Prague, June 26 (CTK) – Representatives of parties in parliament, former political prisoners and other people commemorated Czech democratic politician Milada Horakova (1901-1950), executed by the Communist regime for political reasons, at her symbolic grave at the Vysehrad cemetery today.

The event was staged on the occasion of the day in memory of the victims of communism on June 27, the anniversary of Horakova’s death.

It is not known where Horakova’s body was buried.

“A woman of a genuine character with extraordinary spiritual richness and mental strength,” said Frantisek Sedivy, chairman of the Milada Horakova Club and deputy head of the Confederation of Political Prisoners.

He called for the return to Horakova’s legacy at the times when citizens’ trust in politics was falling.

“She stands for the national moral legacy,” he said.

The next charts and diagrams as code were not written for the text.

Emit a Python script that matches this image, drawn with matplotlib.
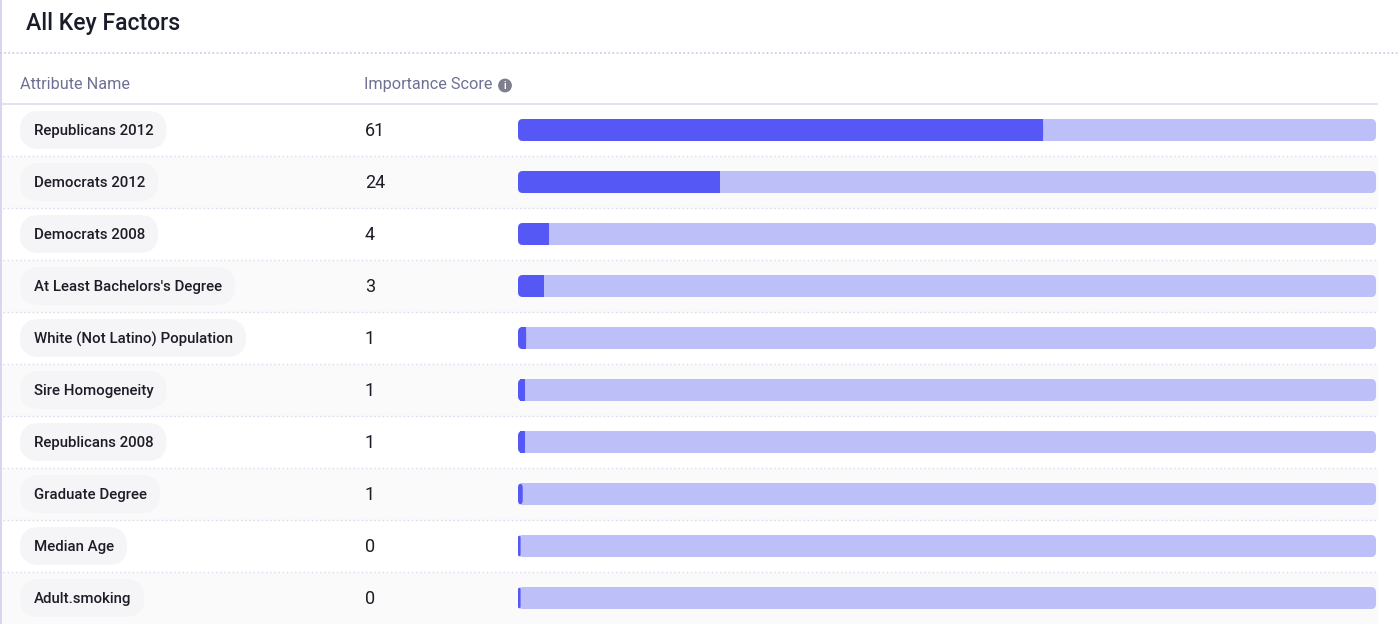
import matplotlib.pyplot as plt
from matplotlib.patches import FancyBboxPatch, Rectangle, Circle

plt.rcParams['font.family'] = ['Roboto', 'DejaVu Sans']

# table data
attributes = ["Republicans 2012", "Democrats 2012", "Democrats 2008",
              "At Least Bachelors's Degree", "White (Not Latino) Population",
              "Sire Homogeneity", "Republicans 2008", "Graduate Degree",
              "Median Age", "Adult.smoking"]
scores = [61.2, 23.5, 3.6, 3.0, 0.95, 0.8, 0.8, 0.55, 0.3, 0.3]
max_score = 100

W, H = 1400, 624
ROW_TOP, ROW_H = 104, 52
n = len(attributes)

DARK = "#5558f5"
LIGHT = "#bcbff8"
HEAD = "#6e7194"
SEP = "#d9d9f0"

fig = plt.figure(figsize=(W / 100, H / 100), dpi=100)
fig.patch.set_facecolor("white")

# background axes in pixel coordinates
ax = fig.add_axes([0, 0, 1, 1])
ax.set_xlim(0, W)
ax.set_ylim(H, 0)
ax.axis("off")

# left border and title
ax.plot([1, 1], [0, H], color="#d6d6ee", lw=1.5)
ax.text(26, 23.5, "All Key Factors", fontsize=16.6, fontweight="medium",
        color="#1b1c2a", va="center", ha="left")
ax.plot([0, W], [53, 53], color="#c8c8ec", lw=1.2, ls=(0, (1, 1.5)))

# header
ax.text(20, 84.5, "Attribute Name", fontsize=11.7, color=HEAD, va="center")
ax.text(364, 84.5, "Importance Score", fontsize=11.7, color=HEAD, va="center")
ax.add_patch(Circle((505, 85.5), 6.2, color="#7d7f8c"))
ax.text(505, 86, "i", fontsize=7, color="white", ha="center", va="center",
        fontweight="bold")
ax.plot([0, 1377], [ROW_TOP, ROW_TOP], color="#dcdcee", lw=1.2)

renderer = fig.canvas.get_renderer()
for i, (name, val) in enumerate(zip(attributes, scores)):
    y0 = ROW_TOP + i * ROW_H
    yc = y0 + ROW_H / 2
    if i % 2 == 1:
        ax.add_patch(Rectangle((3, y0 + 1), 1374, ROW_H - 1,
                               color="#fafafa", zorder=0))
    if i > 0:
        ax.plot([3, 1377], [y0, y0], color=SEP, lw=1, ls=(0, (1, 2)), zorder=1)
    t = ax.text(34, yc + 1, name, fontsize=10.8, fontweight="medium",
                color="#1c1d26", va="center", ha="left", zorder=3)
    bb = t.get_window_extent(renderer)
    ax.add_patch(FancyBboxPatch((20, yc - 19), (bb.x1 - 20) + 13, 38,
                                boxstyle="round,pad=0,rounding_size=19",
                                fc="#f5f5f8", ec="none", zorder=2))
    ax.text(365, yc + 0.5, str(int(val + 0.5)), fontsize=13, color="#1c1d26",
            va="center", ha="left", zorder=3)

# bar axes: 0..100 over the bar track
x_left, x_right = 518, 1376
bax = fig.add_axes([x_left / W, 0, (x_right - x_left) / W, (H - ROW_TOP) / H])
bax.set_xlim(0, max_score)
bax.set_ylim(n - 0.5, -0.5)
bax.axis("off")
bax.patch.set_alpha(0)

bar_h = 22 / ROW_H
aspect = (1 / ROW_H) / (max_score / (x_right - x_left))
rad = 5 * max_score / (x_right - x_left)
for i, val in enumerate(scores):
    bax.add_patch(FancyBboxPatch((0, i - bar_h / 2), max_score, bar_h,
                                 boxstyle=f"round,pad=0,rounding_size={rad}",
                                 mutation_aspect=aspect, fc=LIGHT, ec="none"))
    bax.add_patch(FancyBboxPatch((0, i - bar_h / 2), max(val, 0.3), bar_h,
                                 boxstyle=f"round,pad=0,rounding_size={min(rad, max(val, 0.3))}",
                                 mutation_aspect=aspect, fc=DARK, ec="none"))
    if val > rad:
        # square off the right end of the filled part
        bax.add_patch(Rectangle((val - rad, i - bar_h / 2), rad, bar_h,
                                fc=DARK, ec="none"))

fig.savefig("out.png", dpi=100, facecolor="white")
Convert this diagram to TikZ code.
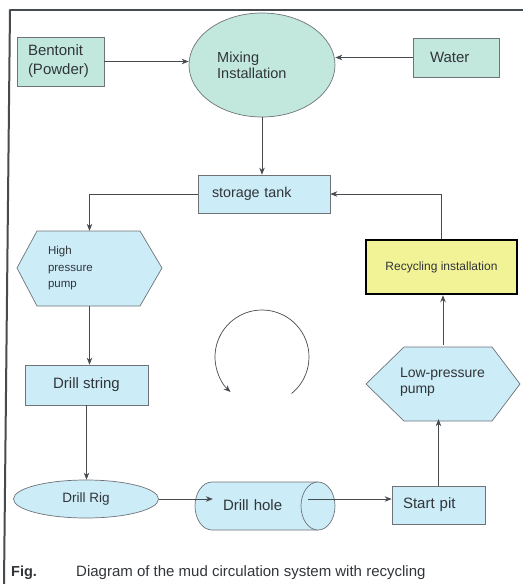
\documentclass[tikz,border=0pt]{standalone}
\usepackage{fontspec}
\setmainfont{Liberation Sans}
\usetikzlibrary{arrows.meta,backgrounds,calc,shapes.geometric}
\definecolor{mint}{RGB}{194,232,222}
\definecolor{sky}{RGB}{204,236,248}
\definecolor{ylw}{RGB}{242,242,150}
\definecolor{edge}{RGB}{110,115,120}
\definecolor{ink}{RGB}{70,75,80}
\begin{document}
\begin{tikzpicture}[x=1pt,y=-1pt,
  box/.style={draw=edge,line width=0.7pt,inner sep=0pt,text=ink!70!black},
  ghost/.style={inner sep=0pt,text=ink!70!black},
  txt/.style={inner sep=0pt,text=ink!70!black},
  shapeline/.style={draw=edge,line width=0.7pt},
  arr/.style={draw=ink,line width=0.7pt,-{Stealth[length=7pt,width=5.5pt]}},
  f15/.style={font=\fontsize{15}{19}\selectfont}]
\useasboundingbox (0,0) rectangle (523,584);

% frame
\draw[ink,line width=1.5pt] (10,10) -- (523,10);
\draw[ink,line width=2pt] (10,9.3) -- (4,584);

% top row
\node[box,fill=mint,minimum width=87pt,minimum height=49pt,text width=65pt,align=left,f15] (bent) at (60.5,61.5) {Bentonit\\(Powder)};
\node[box,fill=mint,ellipse,minimum width=146pt,minimum height=104pt] (mix) at (262,65) {};
\node[txt,anchor=west,align=left,font=\fontsize{14.5}{16}\selectfont] (mixt) at (217,65) {Mixing\\Installation};
\node[box,fill=mint,minimum width=86pt,minimum height=39pt,text width=52pt,align=left,f15] (water) at (456,57.5) {Water};

% storage tank
\node[box,fill=sky,minimum width=132pt,minimum height=38pt,text width=104pt,align=left,font=\fontsize{14.3}{17}\selectfont] (tank) at (264,194) {storage tank};

% high pressure pump
\node[ghost,minimum width=145pt,minimum height=75pt,text width=83pt,align=left,font=\fontsize{11.5}{16.5}\selectfont] (hpp) at (89.5,268.5) {High\\pressure\\pump};

% drill string
\node[box,fill=sky,minimum width=123pt,minimum height=40pt,f15] (ds) at (86.5,385) {Drill string};

% drill rig
\node[box,fill=sky,ellipse,minimum width=145pt,minimum height=38pt,font=\fontsize{13.5}{16}\selectfont] (rig) at (86,499) {Drill Rig};

% drill hole
\node[ghost,minimum width=140pt,minimum height=48pt,text width=84pt,align=left,f15] (hole) at (265,505) {Drill hole};

% start pit
\node[box,fill=sky,minimum width=93pt,minimum height=38pt,text width=71pt,align=left,f15] (start) at (438.5,505) {Start pit};

% low pressure pump
\node[ghost,minimum width=154pt,minimum height=74pt,text width=86pt,align=left,font=\fontsize{14}{16}\selectfont] (lpp) at (443,382) {Low-pressure\\pump};

% recycling installation
\node[draw=black,line width=2.5pt,fill=ylw,inner sep=0pt,minimum width=151pt,minimum height=54pt,font=\fontsize{12}{14}\selectfont,text=ink!70!black] (recyc) at (441.5,267) {Recycling installation};

% caption
\node[txt,anchor=west,font=\bfseries\fontsize{14.5}{17}\selectfont] (fig) at (11,573) {Fig.};
\node[txt,anchor=west,font=\fontsize{15}{17}\selectfont] (cap) at (76,573) {Diagram of the mud circulation system with recycling};

% shapes drawn behind
\begin{scope}[on background layer]
  \draw[shapeline,fill=sky] (17,268) -- (37,231) -- (140,231) -- (162,268) -- (140,306) -- (37,306) -- cycle;
  \draw[shapeline,fill=sky] (366,384) -- (404,347) -- (492,347) -- (520,384) -- (492,421) -- (404,421) -- cycle;
  \fill[sky] (318,482) -- (212,482) arc[start angle=-90,end angle=-270,x radius=17,y radius=24] -- (318,530) -- cycle;
  \draw[shapeline] (318,482) -- (212,482) arc[start angle=-90,end angle=-270,x radius=17,y radius=24] -- (318,530);
  \draw[shapeline,fill=sky] (318,506) ellipse[x radius=17,y radius=24];
\end{scope}

% connectors
\draw[arr] (bent.east) -- (bent.east -| mix.west);
\draw[arr] (water.west) -- (water.west -| mix.east);
\draw[arr] (mix.south) -- (mix.south |- tank.north);
\draw[arr] (tank.west) -| (hpp.north);
\draw[arr] (hpp.south) -- (hpp.south |- ds.north);
\draw[arr] (ds.south) -- (ds.south |- rig.north);
\draw[arr] (rig.east) -- ($(rig.east -| hole.west)+(18,0)$);
\draw[arr] ($(rig.east -| hole.east)+(-27,0)$) -- (rig.east -| start.west);
\draw[arr] (start.north) -- (start.north |- lpp.south);
\draw[arr] (lpp.north) -- (lpp.north |- recyc.south);
\draw[arr] (recyc.north) |- (tank.east);

% circulation arc
\coordinate (rot) at (262,357);
\draw[arr] (rot) ++(51:47) arc[start angle=51,end angle=-228,radius=47];
\end{tikzpicture}
\end{document}
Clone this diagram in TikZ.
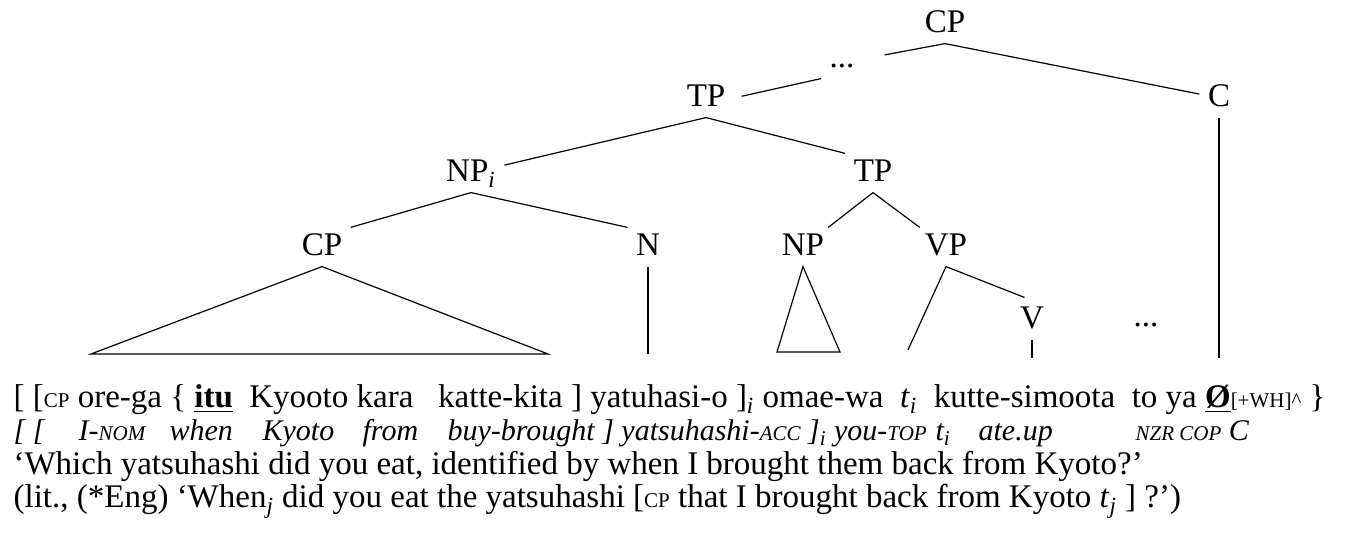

Slovak Ambassador to Prague Peter Weiss called the execution of Horakova by the communist power a judicial murder.

He pointed out that similar show trials had taken place in Slovakia after the 1948 communist coup as well.

The Czech Republic and Slovakia formed one state, Czechoslovakia, from 1918 until its split in 1993.

“We must never forget these political murders and moreover, we must not allow for them being trivialised,” he said.

On behalf of the upper and lower houses of parliament, Senate deputy chairmans Jiri Sestak (Mayors, STAN) and MP Frantisek Laudat (TOP 09) laid wreaths to Horakova’s grave, along with Prague councillor Jan Wolf (Christian Democrats (KDU-CSL)/STAN) who represented the City Hall. The Presidential Office sent a wreath there.

Horakova, a lawyer by profession, gave up her mandate of Czechoslovak parliament deputy in protest against the Communist takeover in 1948. Later she unsuccessfully initiated a concerted effort of non-Communist parties in this respect.

She was sentenced to death on trumped-up charges of treason and espionage, along with Jan Buchal, Zavis Kalandra and Oldrich Pecl, and executed on June 27, 1950 at the age of 48 years as the only woman to have been executed for political reasons in the country.

Her trial, in which a total of 12 people were charged, was exceptional in terms of its extent and severe sentences. It was also the first trial staged on the basis of a “scenario” applied in the Soviet Union in the 1930s.

The Supreme Court annulled the verdicts in her case in 1968. After the collapse of the communist regime, the Czech general state attorney halted the prosecution of all defendants in the trial of Horakova and rehabilitated them in 1990.

The anniversary of her execution in the Prague-Pankrac prison, June 27, has been declared a significant day of the Czech Republic, marking the victims of the communist regime.

On this day, the Milada Horakova Club organises a meeting at her symbolic grave in the Vysehrad cemetery as her actual burial place is unknown. This grave consists of a tombstone with a roll of barbed wire designed by sculptor Karel Horinek and a bronze bust by Jaroslava Lukesova.

Horakova and other victims of communism are remembered within a one-week campaign that will culminate with an art event in Prague-Kampa on Tuesday.

People can participate in it by wearing a commemorative ribbon, a hemp rope symbolising the hangman’s rope, wrapped with a tricolour in red, blue and white, the colours of the Czech flag, on June 27, the 67th anniversary Horakova’s execution.